Japan’s Aging Population and the Tsunami

Reporter Martin Fackler described a harrowing scene in Tuesday’s New York Times of panicked residents of Yuiage village trying to outrun rising tsunami waters in northeast Japan by escaping to the tallest nearby building -- a junior high school. But the stairwell was crammed with elderly residents sitting on the steps, apparently too feeble to climb to the upper floors. Some younger people scrambling for safety either pushed the older residents aside or stepped over them, said an eye witness. Others formed a human chain to lift the elderly to safety.

The scene illustrates one reason the death toll is so high in Japan’s twin earthquake-tsunami disaster. “The elderly can’t take care of themselves in a disaster like this,” said Jun Kikuchi, a taxi company owner. And Japan has plenty of elderly citizens. In fact, it has the world’s oldest population, many of them concentrated in rural areas like Yuiage.

As reporter Alan Greenblatt points out in our CQ Global Researcher this week, “The Graying Planet,” people around the world are living longer, and couples are having fewer babies. As a result, countries are aging, meaning the proportion of their elderly residents is growing faster than that of their younger residents. And Japan’s population has been aging faster than the rest. Already, more than 20 percent of Japan’s population is older than 65, and that will double by mid-century. In 1963, Japan had 100 centenarians. By 2050, it will have 1 million. Meanwhile, the birth rate has plummeted. Japan had only about 40 percent as many births in 2008 as 60 years earlier. If that trend were to continue, demographers say, the last Japanese baby would be born in 2959.

Japan’s birth rate is so low, in part, because Japanese sons traditionally take in their aging parents, making marriage less attractive to Japanese women, who postpone marriage and have fewer children because they don’t want to have to care for both aging in-laws and their own children. Nearly a third of today’s young Japanese women won’t have any children at all.

Some blame Japan’s weak economic growth in recent decades at least partly on its aging population, since younger generations are the innovators and entrepreneurs. One can only wonder how such an aging population can bounce back from the devastating triple whammy of an earthquake, tsunami and, now, a possible nuclear meltdown.

But, as Greenblatt points out in his report, Japan is not the only nation that’s aging rapidly.
Among the report’s stunning statistics:

• By 2050, the number of children under 5 is expected to drop by 49 million, while the number of adults over 60 will skyrocket — by 1.2 billion. The oldest age groups in developed countries are growing the fastest: By 2050, the number of people age 80 and older will rise by 173 percent.

• The number of Chinese over 65 will triple by 2050. Within 20 years, China will have 167 million people over 65 — more than half the current U.S. population.

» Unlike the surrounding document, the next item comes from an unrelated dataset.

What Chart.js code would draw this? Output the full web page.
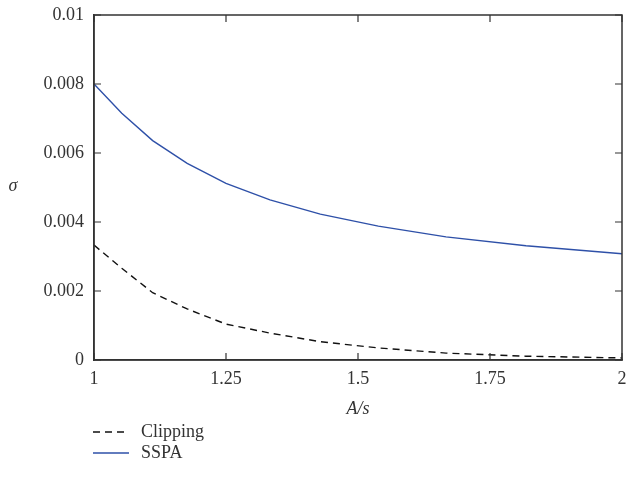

• Germany will lose 83 percent of its native population by 2100, as Germans die off and immigrants make up more of the population. The entire nation will have fewer natives than the current population of Berlin.

• The world population could reach 9 billion in the coming decades, but by midcentury it’s likely to stabilize or start shrinking. By 2150 the global population could be half what it is now.

The graying of the planet will trigger demographic changes that will profoundly shape economies, government expenditures and international migration patterns. Recalling the image of the younger Japanese stepping over the elderly as the tsunami waters rose, it’s easy to imagine, as experts predict, that the aging of the planet will pit generation against generation in the race for survival.